---------- EXTRACTED RECORDS ----------

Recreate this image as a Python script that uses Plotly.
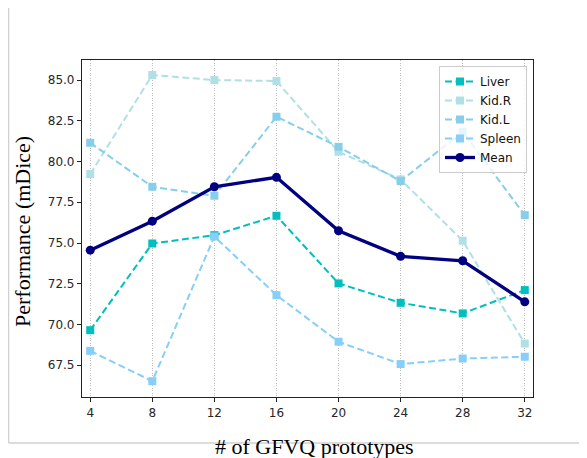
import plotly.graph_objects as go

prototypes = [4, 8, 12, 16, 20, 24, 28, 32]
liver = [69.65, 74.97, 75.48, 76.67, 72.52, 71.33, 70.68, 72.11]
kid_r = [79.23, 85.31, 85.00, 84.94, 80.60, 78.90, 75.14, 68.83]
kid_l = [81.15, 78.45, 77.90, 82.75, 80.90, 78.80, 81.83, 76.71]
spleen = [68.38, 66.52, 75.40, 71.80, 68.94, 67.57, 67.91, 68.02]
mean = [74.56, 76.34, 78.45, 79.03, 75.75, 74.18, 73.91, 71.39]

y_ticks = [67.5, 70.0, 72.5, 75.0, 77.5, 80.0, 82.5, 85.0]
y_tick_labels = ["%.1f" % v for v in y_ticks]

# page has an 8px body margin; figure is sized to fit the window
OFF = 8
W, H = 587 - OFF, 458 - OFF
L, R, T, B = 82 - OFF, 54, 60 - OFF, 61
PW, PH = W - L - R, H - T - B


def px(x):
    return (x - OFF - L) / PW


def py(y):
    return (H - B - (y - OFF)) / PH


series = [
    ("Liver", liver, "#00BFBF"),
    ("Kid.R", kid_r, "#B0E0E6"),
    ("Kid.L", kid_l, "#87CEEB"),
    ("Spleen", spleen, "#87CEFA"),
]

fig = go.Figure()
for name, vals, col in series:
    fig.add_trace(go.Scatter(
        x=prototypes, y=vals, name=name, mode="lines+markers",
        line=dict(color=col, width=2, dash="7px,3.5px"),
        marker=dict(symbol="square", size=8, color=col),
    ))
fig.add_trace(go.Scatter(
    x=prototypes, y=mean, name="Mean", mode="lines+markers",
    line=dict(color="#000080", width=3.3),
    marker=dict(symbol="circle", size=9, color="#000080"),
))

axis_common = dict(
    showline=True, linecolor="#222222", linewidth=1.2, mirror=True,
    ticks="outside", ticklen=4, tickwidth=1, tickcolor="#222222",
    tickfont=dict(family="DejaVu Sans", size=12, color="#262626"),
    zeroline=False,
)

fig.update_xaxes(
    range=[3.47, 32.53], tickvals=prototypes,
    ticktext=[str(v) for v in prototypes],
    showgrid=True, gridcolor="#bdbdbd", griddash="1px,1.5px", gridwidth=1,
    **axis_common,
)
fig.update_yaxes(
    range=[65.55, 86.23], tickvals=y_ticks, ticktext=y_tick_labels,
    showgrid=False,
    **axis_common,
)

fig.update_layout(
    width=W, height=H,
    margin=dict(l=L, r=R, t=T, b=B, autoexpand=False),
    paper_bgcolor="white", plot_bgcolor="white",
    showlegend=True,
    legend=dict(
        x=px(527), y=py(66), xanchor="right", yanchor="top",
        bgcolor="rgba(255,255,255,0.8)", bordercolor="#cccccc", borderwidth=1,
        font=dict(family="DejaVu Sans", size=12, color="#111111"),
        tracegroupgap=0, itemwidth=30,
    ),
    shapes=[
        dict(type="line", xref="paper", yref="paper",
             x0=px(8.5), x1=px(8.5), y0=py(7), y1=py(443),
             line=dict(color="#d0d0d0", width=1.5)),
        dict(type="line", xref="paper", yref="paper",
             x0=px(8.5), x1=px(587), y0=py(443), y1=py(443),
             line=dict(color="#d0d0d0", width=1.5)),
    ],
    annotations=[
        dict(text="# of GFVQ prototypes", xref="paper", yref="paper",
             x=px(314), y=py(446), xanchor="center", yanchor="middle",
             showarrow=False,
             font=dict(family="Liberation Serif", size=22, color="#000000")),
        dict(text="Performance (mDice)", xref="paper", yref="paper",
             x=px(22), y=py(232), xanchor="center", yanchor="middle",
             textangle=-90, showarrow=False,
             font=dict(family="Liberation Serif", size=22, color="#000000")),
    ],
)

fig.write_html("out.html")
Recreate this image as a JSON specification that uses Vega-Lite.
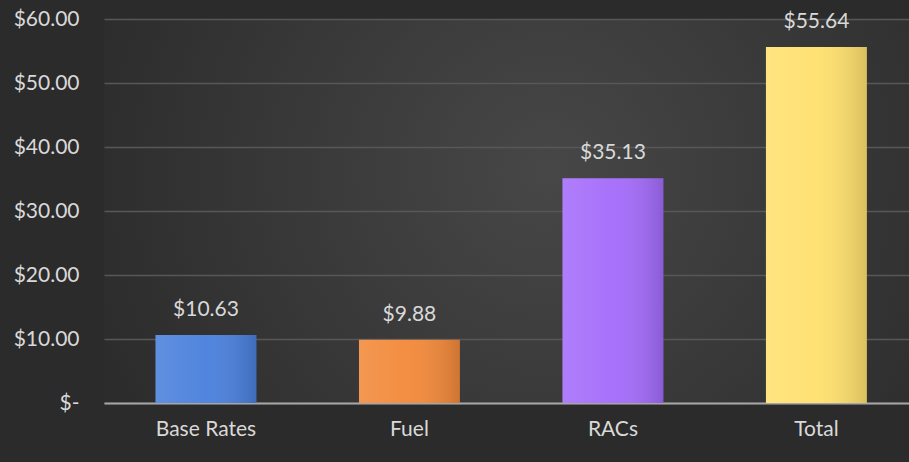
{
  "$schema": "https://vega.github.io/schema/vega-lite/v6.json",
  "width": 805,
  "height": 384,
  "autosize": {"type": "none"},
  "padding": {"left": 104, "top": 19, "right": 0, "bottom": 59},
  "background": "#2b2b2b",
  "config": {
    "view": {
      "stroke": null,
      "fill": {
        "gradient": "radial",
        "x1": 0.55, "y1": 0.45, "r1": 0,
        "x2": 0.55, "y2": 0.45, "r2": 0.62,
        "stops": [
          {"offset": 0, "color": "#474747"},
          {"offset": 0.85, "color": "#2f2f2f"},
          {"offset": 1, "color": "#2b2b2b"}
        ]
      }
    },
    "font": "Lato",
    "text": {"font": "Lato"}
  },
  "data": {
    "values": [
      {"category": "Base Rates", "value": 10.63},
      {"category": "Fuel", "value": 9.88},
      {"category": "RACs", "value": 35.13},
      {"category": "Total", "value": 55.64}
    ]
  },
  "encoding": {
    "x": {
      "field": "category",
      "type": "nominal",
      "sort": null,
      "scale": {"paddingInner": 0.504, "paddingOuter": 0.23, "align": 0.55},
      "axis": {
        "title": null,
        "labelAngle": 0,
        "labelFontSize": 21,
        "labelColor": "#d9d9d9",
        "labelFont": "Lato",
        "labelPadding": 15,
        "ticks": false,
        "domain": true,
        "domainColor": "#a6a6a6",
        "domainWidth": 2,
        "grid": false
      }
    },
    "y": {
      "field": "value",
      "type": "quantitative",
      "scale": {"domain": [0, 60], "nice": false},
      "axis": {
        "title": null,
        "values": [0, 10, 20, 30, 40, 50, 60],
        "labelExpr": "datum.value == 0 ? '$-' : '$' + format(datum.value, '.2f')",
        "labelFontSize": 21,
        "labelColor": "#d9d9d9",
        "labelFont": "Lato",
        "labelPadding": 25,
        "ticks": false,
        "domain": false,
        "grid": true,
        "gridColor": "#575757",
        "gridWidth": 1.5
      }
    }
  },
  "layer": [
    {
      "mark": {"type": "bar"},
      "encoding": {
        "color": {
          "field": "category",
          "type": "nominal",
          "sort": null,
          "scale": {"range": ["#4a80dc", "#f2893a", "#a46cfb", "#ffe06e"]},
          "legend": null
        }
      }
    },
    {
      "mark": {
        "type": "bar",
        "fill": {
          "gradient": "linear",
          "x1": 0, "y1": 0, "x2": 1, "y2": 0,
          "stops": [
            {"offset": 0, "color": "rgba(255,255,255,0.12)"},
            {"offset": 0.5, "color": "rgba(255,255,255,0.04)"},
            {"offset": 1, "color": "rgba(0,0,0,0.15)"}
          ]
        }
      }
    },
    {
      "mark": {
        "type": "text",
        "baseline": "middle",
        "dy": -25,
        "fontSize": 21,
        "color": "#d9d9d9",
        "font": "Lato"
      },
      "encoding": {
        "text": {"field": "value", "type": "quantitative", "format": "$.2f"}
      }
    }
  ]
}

----------

Repeat all of the entries word for word, but omit the pictures.

* RESPONSE TO THE TASK *
Recreate this image as a Python script that uses Plotly.
import plotly.graph_objects as go

prototypes = [4, 8, 12, 16, 20, 24, 28, 32]
liver = [69.65, 74.97, 75.48, 76.67, 72.52, 71.33, 70.68, 72.11]
kid_r = [79.23, 85.31, 85.00, 84.94, 80.60, 78.90, 75.14, 68.83]
kid_l = [81.15, 78.45, 77.90, 82.75, 80.90, 78.80, 81.83, 76.71]
spleen = [68.38, 66.52, 75.40, 71.80, 68.94, 67.57, 67.91, 68.02]
mean = [74.56, 76.34, 78.45, 79.03, 75.75, 74.18, 73.91, 71.39]

y_ticks = [67.5, 70.0, 72.5, 75.0, 77.5, 80.0, 82.5, 85.0]
y_tick_labels = ["%.1f" % v for v in y_ticks]

# page has an 8px body margin; figure is sized to fit the window
OFF = 8
W, H = 587 - OFF, 458 - OFF
L, R, T, B = 82 - OFF, 54, 60 - OFF, 61
PW, PH = W - L - R, H - T - B


def px(x):
    return (x - OFF - L) / PW


def py(y):
    return (H - B - (y - OFF)) / PH


series = [
    ("Liver", liver, "#00BFBF"),
    ("Kid.R", kid_r, "#B0E0E6"),
    ("Kid.L", kid_l, "#87CEEB"),
    ("Spleen", spleen, "#87CEFA"),
]

fig = go.Figure()
for name, vals, col in series:
    fig.add_trace(go.Scatter(
        x=prototypes, y=vals, name=name, mode="lines+markers",
        line=dict(color=col, width=2, dash="7px,3.5px"),
        marker=dict(symbol="square", size=8, color=col),
    ))
fig.add_trace(go.Scatter(
    x=prototypes, y=mean, name="Mean", mode="lines+markers",
    line=dict(color="#000080", width=3.3),
    marker=dict(symbol="circle", size=9, color="#000080"),
))

axis_common = dict(
    showline=True, linecolor="#222222", linewidth=1.2, mirror=True,
    ticks="outside", ticklen=4, tickwidth=1, tickcolor="#222222",
    tickfont=dict(family="DejaVu Sans", size=12, color="#262626"),
    zeroline=False,
)

fig.update_xaxes(
    range=[3.47, 32.53], tickvals=prototypes,
    ticktext=[str(v) for v in prototypes],
    showgrid=True, gridcolor="#bdbdbd", griddash="1px,1.5px", gridwidth=1,
    **axis_common,
)
fig.update_yaxes(
    range=[65.55, 86.23], tickvals=y_ticks, ticktext=y_tick_labels,
    showgrid=False,
    **axis_common,
)

fig.update_layout(
    width=W, height=H,
    margin=dict(l=L, r=R, t=T, b=B, autoexpand=False),
    paper_bgcolor="white", plot_bgcolor="white",
    showlegend=True,
    legend=dict(
        x=px(527), y=py(66), xanchor="right", yanchor="top",
        bgcolor="rgba(255,255,255,0.8)", bordercolor="#cccccc", borderwidth=1,
        font=dict(family="DejaVu Sans", size=12, color="#111111"),
        tracegroupgap=0, itemwidth=30,
    ),
    shapes=[
        dict(type="line", xref="paper", yref="paper",
             x0=px(8.5), x1=px(8.5), y0=py(7), y1=py(443),
             line=dict(color="#d0d0d0", width=1.5)),
        dict(type="line", xref="paper", yref="paper",
             x0=px(8.5), x1=px(587), y0=py(443), y1=py(443),
             line=dict(color="#d0d0d0", width=1.5)),
    ],
    annotations=[
        dict(text="# of GFVQ prototypes", xref="paper", yref="paper",
             x=px(314), y=py(446), xanchor="center", yanchor="middle",
             showarrow=False,
             font=dict(family="Liberation Serif", size=22, color="#000000")),
        dict(text="Performance (mDice)", xref="paper", yref="paper",
             x=px(22), y=py(232), xanchor="center", yanchor="middle",
             textangle=-90, showarrow=False,
             font=dict(family="Liberation Serif", size=22, color="#000000")),
    ],
)

fig.write_html("out.html")
Recreate this image as a JSON specification that uses Vega-Lite.
{
  "$schema": "https://vega.github.io/schema/vega-lite/v6.json",
  "width": 805,
  "height": 384,
  "autosize": {"type": "none"},
  "padding": {"left": 104, "top": 19, "right": 0, "bottom": 59},
  "background": "#2b2b2b",
  "config": {
    "view": {
      "stroke": null,
      "fill": {
        "gradient": "radial",
        "x1": 0.55, "y1": 0.45, "r1": 0,
        "x2": 0.55, "y2": 0.45, "r2": 0.62,
        "stops": [
          {"offset": 0, "color": "#474747"},
          {"offset": 0.85, "color": "#2f2f2f"},
          {"offset": 1, "color": "#2b2b2b"}
        ]
      }
    },
    "font": "Lato",
    "text": {"font": "Lato"}
  },
  "data": {
    "values": [
      {"category": "Base Rates", "value": 10.63},
      {"category": "Fuel", "value": 9.88},
      {"category": "RACs", "value": 35.13},
      {"category": "Total", "value": 55.64}
    ]
  },
  "encoding": {
    "x": {
      "field": "category",
      "type": "nominal",
      "sort": null,
      "scale": {"paddingInner": 0.504, "paddingOuter": 0.23, "align": 0.55},
      "axis": {
        "title": null,
        "labelAngle": 0,
        "labelFontSize": 21,
        "labelColor": "#d9d9d9",
        "labelFont": "Lato",
        "labelPadding": 15,
        "ticks": false,
        "domain": true,
        "domainColor": "#a6a6a6",
        "domainWidth": 2,
        "grid": false
      }
    },
    "y": {
      "field": "value",
      "type": "quantitative",
      "scale": {"domain": [0, 60], "nice": false},
      "axis": {
        "title": null,
        "values": [0, 10, 20, 30, 40, 50, 60],
        "labelExpr": "datum.value == 0 ? '$-' : '$' + format(datum.value, '.2f')",
        "labelFontSize": 21,
        "labelColor": "#d9d9d9",
        "labelFont": "Lato",
        "labelPadding": 25,
        "ticks": false,
        "domain": false,
        "grid": true,
        "gridColor": "#575757",
        "gridWidth": 1.5
      }
    }
  },
  "layer": [
    {
      "mark": {"type": "bar"},
      "encoding": {
        "color": {
          "field": "category",
          "type": "nominal",
          "sort": null,
          "scale": {"range": ["#4a80dc", "#f2893a", "#a46cfb", "#ffe06e"]},
          "legend": null
        }
      }
    },
    {
      "mark": {
        "type": "bar",
        "fill": {
          "gradient": "linear",
          "x1": 0, "y1": 0, "x2": 1, "y2": 0,
          "stops": [
            {"offset": 0, "color": "rgba(255,255,255,0.12)"},
            {"offset": 0.5, "color": "rgba(255,255,255,0.04)"},
            {"offset": 1, "color": "rgba(0,0,0,0.15)"}
          ]
        }
      }
    },
    {
      "mark": {
        "type": "text",
        "baseline": "middle",
        "dy": -25,
        "fontSize": 21,
        "color": "#d9d9d9",
        "font": "Lato"
      },
      "encoding": {
        "text": {"field": "value", "type": "quantitative", "format": "$.2f"}
      }
    }
  ]
}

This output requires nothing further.